To the world, to take an eye for an eye makes sense. In the face of evil, and when experiencing great pain, it can seem like the only fair or just thing to do. That’s why the bad guys usually get blown up in the movies. And we often cheer when they do! But would Jesus cheer? I don’t think so. Sure, we can always rejoice when violence is brought to an end; my English mother often tells of dancing in the fountains of London’s Trafalgar Square when the Nazi surrender was announced. At the same time, love doesn’t rejoice in another’s demise or pain- regardless of how unloving that person may have been. To celebrate victory is one thing; to celebrate vengeance is another.

When the Serbian townsfolk cried “God bless you!” as peacekeepers rolled into town, that was as it should be! But had Jesus been there, he would have insisted they extend that same blessing to their enemies, instead of holding curses in their hearts. Jesus invites us to do the same. We have received God’s blessing. And we’re to share that blessing with all. Even those who would never bless us.

Readings for today’s Mass: http://www.usccb.org/nab/022011.shtml

5 Replies to “Eye for an Eye Leaves Everyone Blind”

  1. My daughter is in the 3rd grade and facing the issues of bullying. We were discussing this with other parents in the Chinese school where she goes for 2 hours every Saturday afternoon. Their advice to her is to hit back when somebody hits her, to resort to name calling if that is what’s being done to her. My daughter is very uncomfortable with this idea, but they urged her to do this because being quiet is a sign of weakness and she would become the target of bulliying.

    One of them is a CEO who sends his children to an expensive private school. He cited a case of one student in the school who was being bullied and despite complaints from the parents, the teachers did not do anything about it. Then it becamse violent and the police was called in.The school administrators finally did something because the next step is obviously going to be a lawsuit.

    I advised my dauther to say:” Same to you!” when somebody said something nasty to her. What do you think should be her position when confronted with bullying which is becoming rampant in American school?

    1. Dear FA – I’m terribly sorry to hear that your daughter is being bullied. I am certainly not an expert in this matter. There are many good resources available online to give parents guidance on this issue
      However, does your daughter’s Chinese school have a handbook? If it does, it may have a section on bullying. You mention having spoken with other parents about this, but have you spoken with an administrator?
      I would not suggest that you recommend your daughter to say, “same to you,”‘as that is, in a sense returning a curse for a curse.
      God bless you as you struggle with this.
      Peace,
      Fr.
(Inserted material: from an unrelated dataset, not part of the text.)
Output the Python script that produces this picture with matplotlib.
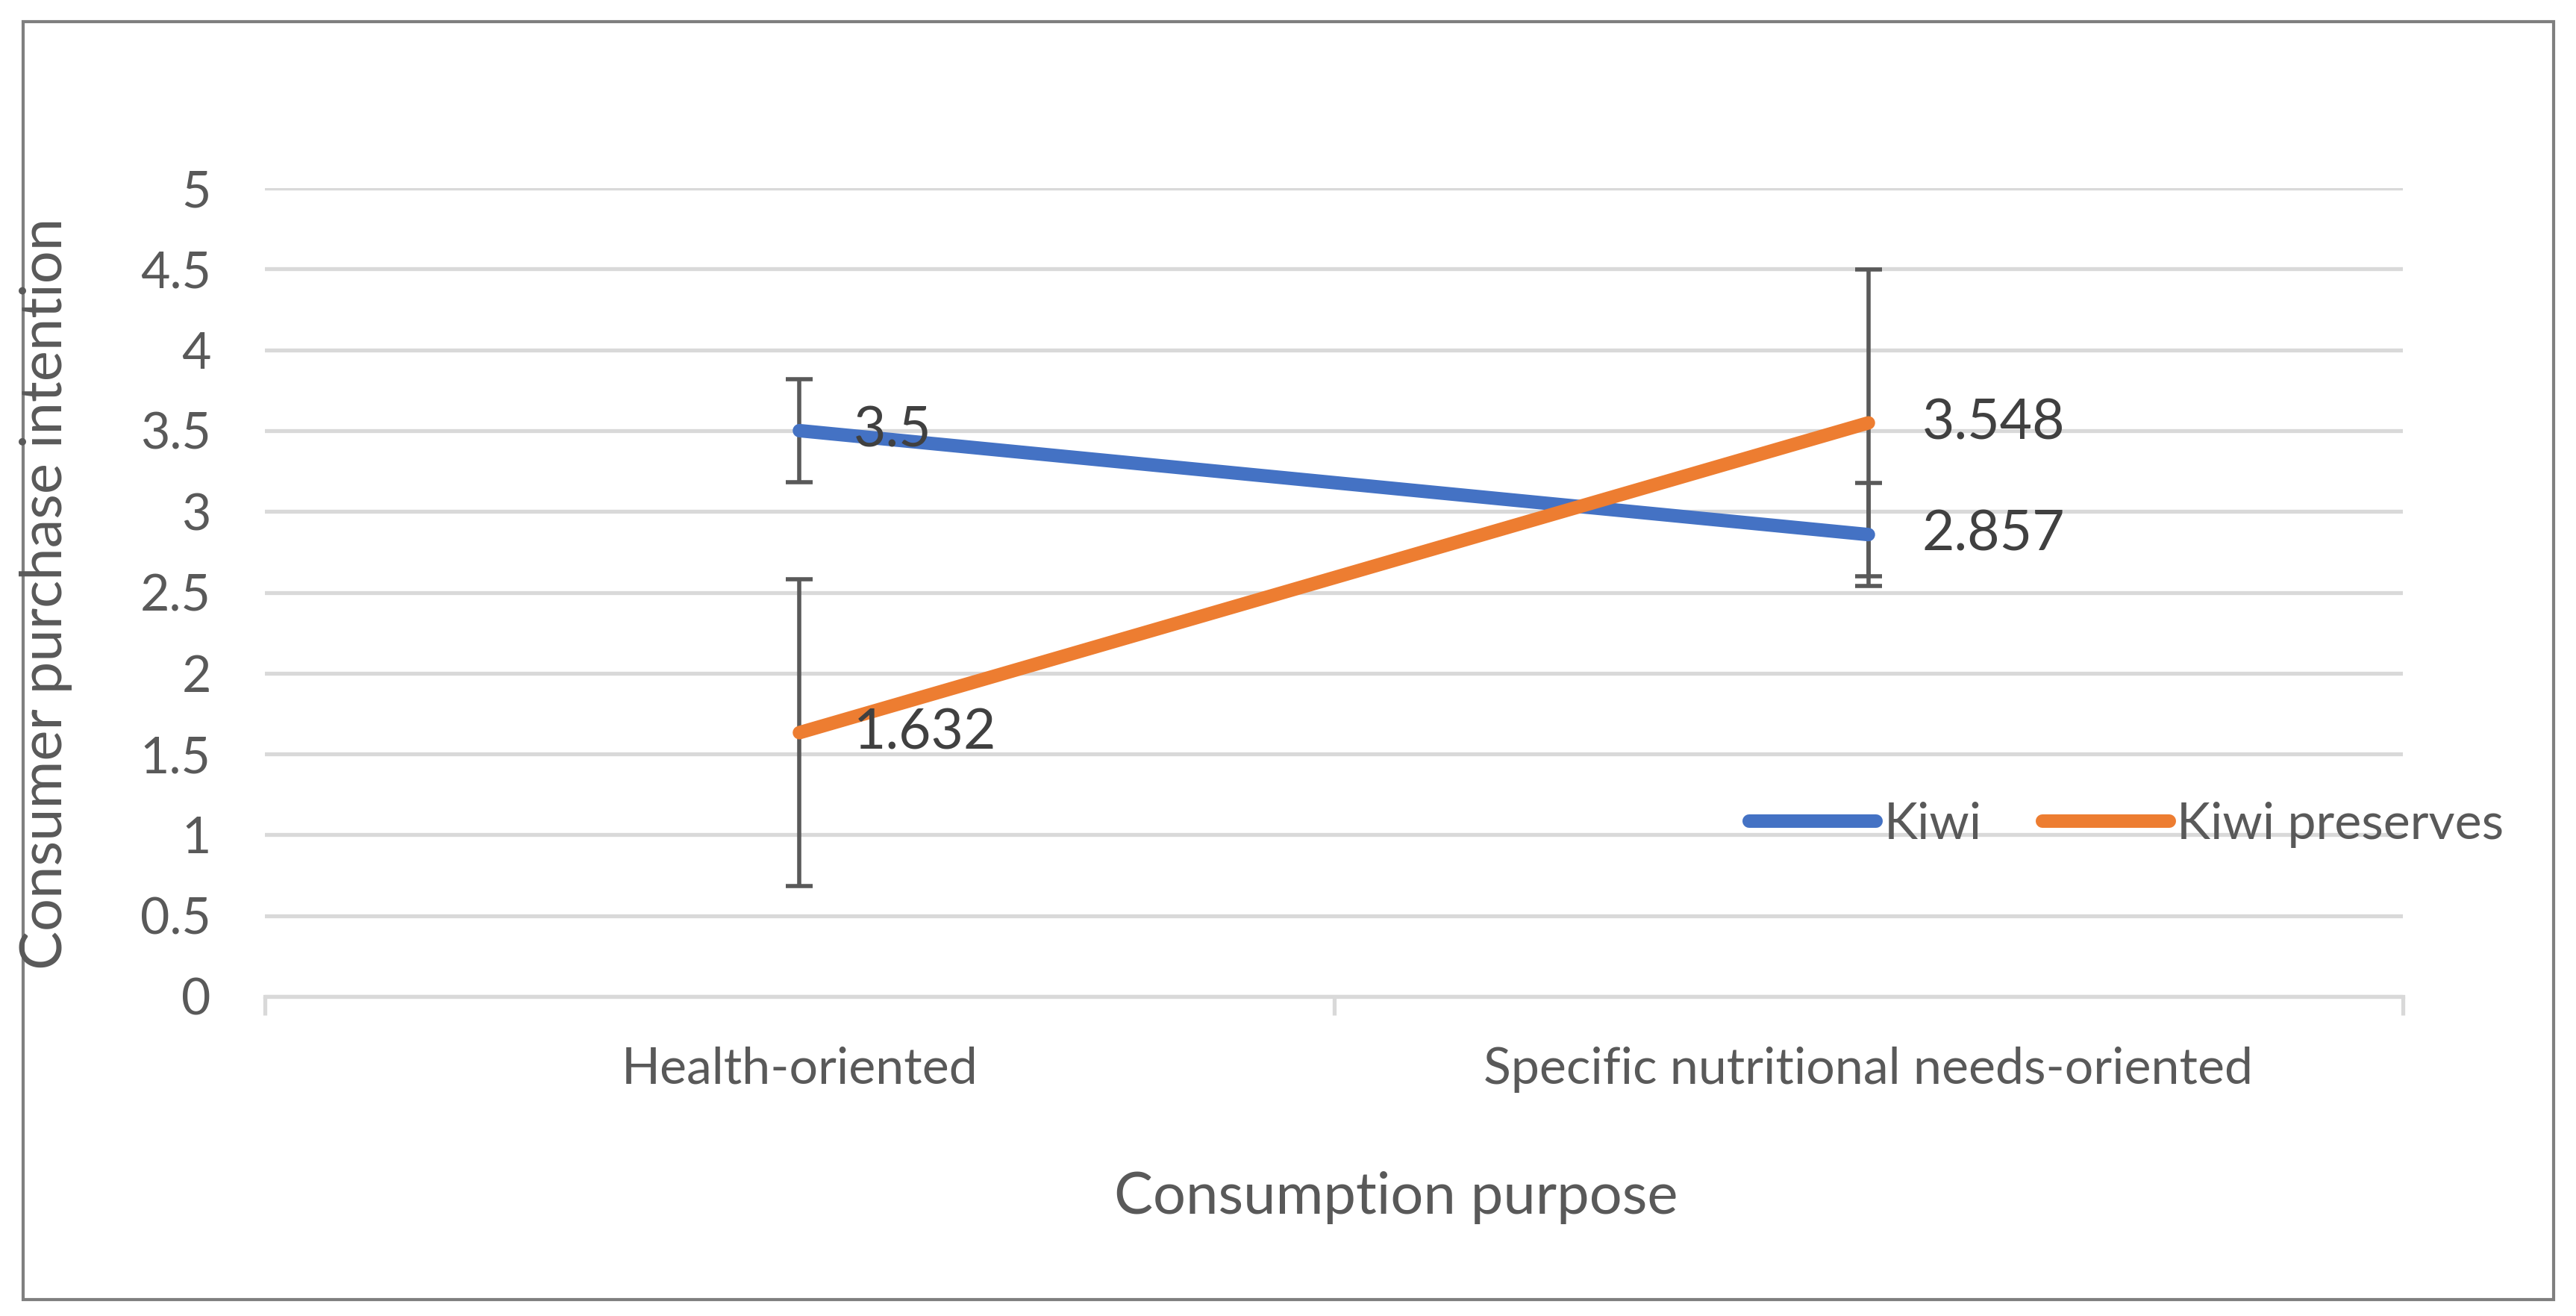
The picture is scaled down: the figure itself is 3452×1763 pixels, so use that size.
import matplotlib
matplotlib.use('Agg')
import matplotlib.pyplot as plt
from matplotlib.patches import Rectangle

# data
categories = ['Health-oriented', 'Specific nutritional needs-oriented']
kiwi = [3.5, 2.857]
kiwi_err = [0.32, 0.32]
preserves = [1.632, 3.548]
preserves_err = [0.95, 0.95]
kiwi_labels = ['3.5', '2.857']
preserves_labels = ['1.632', '3.548']
yticks = [0, 0.5, 1, 1.5, 2, 2.5, 3, 3.5, 4, 4.5, 5]
ytick_labels = ['0', '0.5', '1', '1.5', '2', '2.5', '3', '3.5', '4', '4.5', '5']

BLUE = '#4472C4'
ORANGE = '#ED7D31'
TEXT = '#595959'
GRID = '#D9D9D9'

plt.rcParams['font.family'] = ['Lato', 'DejaVu Sans']

W, H = 3452, 1763
fig = plt.figure(figsize=(W / 100, H / 100), dpi=100)
ax = fig.add_axes([355 / W, 1 - 1335 / H, (3220 - 355) / W, (1335 - 252) / H])

x = [0.5, 1.5]

# error bars first so the lines sit on top
ax.errorbar(x, kiwi, yerr=kiwi_err, fmt='none', ecolor=TEXT, elinewidth=4,
            capsize=13, capthick=4, zorder=2)
ax.errorbar(x, preserves, yerr=preserves_err, fmt='none', ecolor=TEXT, elinewidth=4,
            capsize=13, capthick=4, zorder=2)

ax.plot(x, kiwi, color=BLUE, lw=13, solid_capstyle='round', label='Kiwi', zorder=3)
ax.plot(x, preserves, color=ORANGE, lw=13, solid_capstyle='round', label='Kiwi preserves', zorder=3)

for xi, yi, s in zip(x, kiwi, kiwi_labels):
    ax.annotate(s, (xi, yi), xytext=(52, 0), textcoords='offset points',
                ha='left', va='center', fontsize=54, color='#404040', zorder=4)
for xi, yi, s in zip(x, preserves, preserves_labels):
    ax.annotate(s, (xi, yi), xytext=(52, 0), textcoords='offset points',
                ha='left', va='center', fontsize=54, color='#404040', zorder=4)

ax.set_xlim(0, 2)
ax.set_ylim(0, 5)
ax.set_yticks(yticks)
ax.set_yticklabels(ytick_labels)
ax.yaxis.grid(True, color=GRID, lw=3.8)
ax.set_axisbelow(True)
ax.tick_params(axis='y', length=0, pad=52, labelsize=49, labelcolor=TEXT)

ax.set_xticks([0, 1, 2], minor=False)
ax.set_xticklabels([])
ax.set_xticks(x, minor=True)
ax.set_xticklabels(categories, minor=True)
ax.tick_params(axis='x', which='major', length=18, width=3.8, color=GRID, direction='out')
ax.tick_params(axis='x', which='minor', length=0, pad=48, labelsize=49, labelcolor=TEXT)

for side in ['top', 'right', 'left']:
    ax.spines[side].set_visible(False)
ax.spines['bottom'].set_color(GRID)
ax.spines['bottom'].set_linewidth(3.8)

fig.text(62 / W, 1 - 795 / H, 'Consumer purchase intention', rotation=90,
         ha='center', va='center', fontsize=56, color=TEXT)
fig.text(1871 / W, 1 - 1605 / H, 'Consumption purpose',
         ha='center', va='center', fontsize=56, color=TEXT)

leg = fig.legend(loc='center left', bbox_to_anchor=(2344 / W, 1 - 1105 / H),
                 ncol=2, frameon=False, fontsize=49, handlelength=2.5,
                 handletextpad=0.15, columnspacing=1.2, borderpad=0, borderaxespad=0)
for t in leg.get_texts():
    t.set_color(TEXT)

fig.add_artist(Rectangle((31 / W, 1 - 1741 / H), (3422 - 31) / W, (1741 - 29) / H,
                         transform=fig.transFigure, fill=False, edgecolor='#7F7F7F', lw=3))

fig.savefig('out.png', dpi=100)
Scott

  2. I heard the story of a priest who was pushed off a subway train in New York City. He was sure it was done because he was a priest. In spite of this, he managed to turn to the person and say, “God bless you.” He claimed it must have been the Holy Spirit who inspired the person to respond, “God bless you, too!”

  3. Thanks for your response Fr. Scott. I just want to clarify that she was being bullied at the English school but we were discussing this matter at the Chinese school.

    My daughters takes the teaching of Jesus to heart so we have to come up with something better than: “Same to you.”